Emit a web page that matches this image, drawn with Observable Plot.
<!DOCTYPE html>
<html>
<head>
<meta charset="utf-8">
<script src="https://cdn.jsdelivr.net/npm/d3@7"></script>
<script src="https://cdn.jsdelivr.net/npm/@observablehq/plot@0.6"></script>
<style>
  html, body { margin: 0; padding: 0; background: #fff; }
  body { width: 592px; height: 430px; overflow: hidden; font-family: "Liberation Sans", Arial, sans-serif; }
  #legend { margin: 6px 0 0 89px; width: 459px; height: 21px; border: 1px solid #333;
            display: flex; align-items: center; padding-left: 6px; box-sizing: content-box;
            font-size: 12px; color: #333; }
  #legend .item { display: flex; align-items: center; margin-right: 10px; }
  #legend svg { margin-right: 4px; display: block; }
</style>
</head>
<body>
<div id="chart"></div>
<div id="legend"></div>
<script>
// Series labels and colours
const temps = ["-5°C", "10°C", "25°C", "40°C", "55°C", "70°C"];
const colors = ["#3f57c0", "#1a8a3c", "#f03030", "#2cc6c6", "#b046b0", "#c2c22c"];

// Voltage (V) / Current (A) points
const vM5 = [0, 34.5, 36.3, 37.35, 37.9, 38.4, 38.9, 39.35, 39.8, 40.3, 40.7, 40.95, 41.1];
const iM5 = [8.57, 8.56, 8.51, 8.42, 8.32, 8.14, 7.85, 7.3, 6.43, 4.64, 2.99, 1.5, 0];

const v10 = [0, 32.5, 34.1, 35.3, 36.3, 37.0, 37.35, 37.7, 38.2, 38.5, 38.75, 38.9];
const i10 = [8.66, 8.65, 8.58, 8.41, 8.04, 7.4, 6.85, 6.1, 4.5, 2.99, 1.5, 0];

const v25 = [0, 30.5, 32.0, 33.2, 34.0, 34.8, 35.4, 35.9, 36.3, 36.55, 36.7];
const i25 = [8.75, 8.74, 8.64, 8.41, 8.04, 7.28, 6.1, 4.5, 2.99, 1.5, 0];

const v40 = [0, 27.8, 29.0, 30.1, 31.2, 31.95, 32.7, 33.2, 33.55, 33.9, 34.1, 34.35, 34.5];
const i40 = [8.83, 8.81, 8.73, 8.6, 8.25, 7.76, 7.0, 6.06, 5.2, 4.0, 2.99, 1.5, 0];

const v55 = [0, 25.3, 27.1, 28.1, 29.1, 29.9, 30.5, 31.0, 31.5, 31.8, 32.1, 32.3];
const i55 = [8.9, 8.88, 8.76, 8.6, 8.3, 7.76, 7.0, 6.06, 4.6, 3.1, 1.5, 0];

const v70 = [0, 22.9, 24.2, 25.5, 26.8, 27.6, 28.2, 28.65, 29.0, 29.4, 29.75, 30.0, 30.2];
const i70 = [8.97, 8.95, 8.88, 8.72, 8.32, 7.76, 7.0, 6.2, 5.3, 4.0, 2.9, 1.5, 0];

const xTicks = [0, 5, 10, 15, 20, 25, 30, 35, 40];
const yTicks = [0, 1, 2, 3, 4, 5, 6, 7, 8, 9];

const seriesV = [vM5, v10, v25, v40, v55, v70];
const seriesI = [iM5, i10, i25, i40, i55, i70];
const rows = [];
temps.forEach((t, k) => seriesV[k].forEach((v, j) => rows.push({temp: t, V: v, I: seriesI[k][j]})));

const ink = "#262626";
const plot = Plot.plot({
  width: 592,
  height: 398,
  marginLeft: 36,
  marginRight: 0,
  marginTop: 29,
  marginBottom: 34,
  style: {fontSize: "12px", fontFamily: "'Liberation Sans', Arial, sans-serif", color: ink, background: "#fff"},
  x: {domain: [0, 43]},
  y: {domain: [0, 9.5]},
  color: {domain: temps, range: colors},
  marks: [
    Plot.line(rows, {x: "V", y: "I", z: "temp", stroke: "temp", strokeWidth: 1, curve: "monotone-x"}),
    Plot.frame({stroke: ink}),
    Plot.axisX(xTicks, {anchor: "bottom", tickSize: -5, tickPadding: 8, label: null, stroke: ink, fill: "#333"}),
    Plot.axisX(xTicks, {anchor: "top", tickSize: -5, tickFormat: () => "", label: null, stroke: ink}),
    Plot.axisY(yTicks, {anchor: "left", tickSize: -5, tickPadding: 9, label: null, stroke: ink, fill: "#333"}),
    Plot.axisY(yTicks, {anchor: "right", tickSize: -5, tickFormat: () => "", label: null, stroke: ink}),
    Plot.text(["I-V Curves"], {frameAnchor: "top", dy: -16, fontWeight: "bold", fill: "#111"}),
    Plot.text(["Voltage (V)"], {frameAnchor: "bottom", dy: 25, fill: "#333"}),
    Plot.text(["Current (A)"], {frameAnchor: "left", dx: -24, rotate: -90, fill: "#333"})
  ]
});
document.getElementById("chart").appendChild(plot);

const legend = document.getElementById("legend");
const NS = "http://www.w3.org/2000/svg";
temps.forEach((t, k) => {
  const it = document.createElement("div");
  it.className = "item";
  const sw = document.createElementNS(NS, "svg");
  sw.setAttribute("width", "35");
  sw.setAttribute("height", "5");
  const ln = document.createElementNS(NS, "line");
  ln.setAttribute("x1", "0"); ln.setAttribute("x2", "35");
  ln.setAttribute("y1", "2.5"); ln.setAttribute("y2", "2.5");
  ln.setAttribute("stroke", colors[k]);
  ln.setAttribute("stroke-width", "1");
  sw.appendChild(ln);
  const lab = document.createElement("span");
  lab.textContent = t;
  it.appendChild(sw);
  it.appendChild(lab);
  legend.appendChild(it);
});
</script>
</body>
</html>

--- --- ---

== Written request ==
Every line above should be written out again exactly as it stands.

== Problem solution ==
Emit a web page that matches this image, drawn with Observable Plot.
<!DOCTYPE html>
<html>
<head>
<meta charset="utf-8">
<script src="https://cdn.jsdelivr.net/npm/d3@7"></script>
<script src="https://cdn.jsdelivr.net/npm/@observablehq/plot@0.6"></script>
<style>
  html, body { margin: 0; padding: 0; background: #fff; }
  body { width: 592px; height: 430px; overflow: hidden; font-family: "Liberation Sans", Arial, sans-serif; }
  #legend { margin: 6px 0 0 89px; width: 459px; height: 21px; border: 1px solid #333;
            display: flex; align-items: center; padding-left: 6px; box-sizing: content-box;
            font-size: 12px; color: #333; }
  #legend .item { display: flex; align-items: center; margin-right: 10px; }
  #legend svg { margin-right: 4px; display: block; }
</style>
</head>
<body>
<div id="chart"></div>
<div id="legend"></div>
<script>
// Series labels and colours
const temps = ["-5°C", "10°C", "25°C", "40°C", "55°C", "70°C"];
const colors = ["#3f57c0", "#1a8a3c", "#f03030", "#2cc6c6", "#b046b0", "#c2c22c"];

// Voltage (V) / Current (A) points
const vM5 = [0, 34.5, 36.3, 37.35, 37.9, 38.4, 38.9, 39.35, 39.8, 40.3, 40.7, 40.95, 41.1];
const iM5 = [8.57, 8.56, 8.51, 8.42, 8.32, 8.14, 7.85, 7.3, 6.43, 4.64, 2.99, 1.5, 0];

const v10 = [0, 32.5, 34.1, 35.3, 36.3, 37.0, 37.35, 37.7, 38.2, 38.5, 38.75, 38.9];
const i10 = [8.66, 8.65, 8.58, 8.41, 8.04, 7.4, 6.85, 6.1, 4.5, 2.99, 1.5, 0];

const v25 = [0, 30.5, 32.0, 33.2, 34.0, 34.8, 35.4, 35.9, 36.3, 36.55, 36.7];
const i25 = [8.75, 8.74, 8.64, 8.41, 8.04, 7.28, 6.1, 4.5, 2.99, 1.5, 0];

const v40 = [0, 27.8, 29.0, 30.1, 31.2, 31.95, 32.7, 33.2, 33.55, 33.9, 34.1, 34.35, 34.5];
const i40 = [8.83, 8.81, 8.73, 8.6, 8.25, 7.76, 7.0, 6.06, 5.2, 4.0, 2.99, 1.5, 0];

const v55 = [0, 25.3, 27.1, 28.1, 29.1, 29.9, 30.5, 31.0, 31.5, 31.8, 32.1, 32.3];
const i55 = [8.9, 8.88, 8.76, 8.6, 8.3, 7.76, 7.0, 6.06, 4.6, 3.1, 1.5, 0];

const v70 = [0, 22.9, 24.2, 25.5, 26.8, 27.6, 28.2, 28.65, 29.0, 29.4, 29.75, 30.0, 30.2];
const i70 = [8.97, 8.95, 8.88, 8.72, 8.32, 7.76, 7.0, 6.2, 5.3, 4.0, 2.9, 1.5, 0];

const xTicks = [0, 5, 10, 15, 20, 25, 30, 35, 40];
const yTicks = [0, 1, 2, 3, 4, 5, 6, 7, 8, 9];

const seriesV = [vM5, v10, v25, v40, v55, v70];
const seriesI = [iM5, i10, i25, i40, i55, i70];
const rows = [];
temps.forEach((t, k) => seriesV[k].forEach((v, j) => rows.push({temp: t, V: v, I: seriesI[k][j]})));

const ink = "#262626";
const plot = Plot.plot({
  width: 592,
  height: 398,
  marginLeft: 36,
  marginRight: 0,
  marginTop: 29,
  marginBottom: 34,
  style: {fontSize: "12px", fontFamily: "'Liberation Sans', Arial, sans-serif", color: ink, background: "#fff"},
  x: {domain: [0, 43]},
  y: {domain: [0, 9.5]},
  color: {domain: temps, range: colors},
  marks: [
    Plot.line(rows, {x: "V", y: "I", z: "temp", stroke: "temp", strokeWidth: 1, curve: "monotone-x"}),
    Plot.frame({stroke: ink}),
    Plot.axisX(xTicks, {anchor: "bottom", tickSize: -5, tickPadding: 8, label: null, stroke: ink, fill: "#333"}),
    Plot.axisX(xTicks, {anchor: "top", tickSize: -5, tickFormat: () => "", label: null, stroke: ink}),
    Plot.axisY(yTicks, {anchor: "left", tickSize: -5, tickPadding: 9, label: null, stroke: ink, fill: "#333"}),
    Plot.axisY(yTicks, {anchor: "right", tickSize: -5, tickFormat: () => "", label: null, stroke: ink}),
    Plot.text(["I-V Curves"], {frameAnchor: "top", dy: -16, fontWeight: "bold", fill: "#111"}),
    Plot.text(["Voltage (V)"], {frameAnchor: "bottom", dy: 25, fill: "#333"}),
    Plot.text(["Current (A)"], {frameAnchor: "left", dx: -24, rotate: -90, fill: "#333"})
  ]
});
document.getElementById("chart").appendChild(plot);

const legend = document.getElementById("legend");
const NS = "http://www.w3.org/2000/svg";
temps.forEach((t, k) => {
  const it = document.createElement("div");
  it.className = "item";
  const sw = document.createElementNS(NS, "svg");
  sw.setAttribute("width", "35");
  sw.setAttribute("height", "5");
  const ln = document.createElementNS(NS, "line");
  ln.setAttribute("x1", "0"); ln.setAttribute("x2", "35");
  ln.setAttribute("y1", "2.5"); ln.setAttribute("y2", "2.5");
  ln.setAttribute("stroke", colors[k]);
  ln.setAttribute("stroke-width", "1");
  sw.appendChild(ln);
  const lab = document.createElement("span");
  lab.textContent = t;
  it.appendChild(sw);
  it.appendChild(lab);
  legend.appendChild(it);
});
</script>
</body>
</html>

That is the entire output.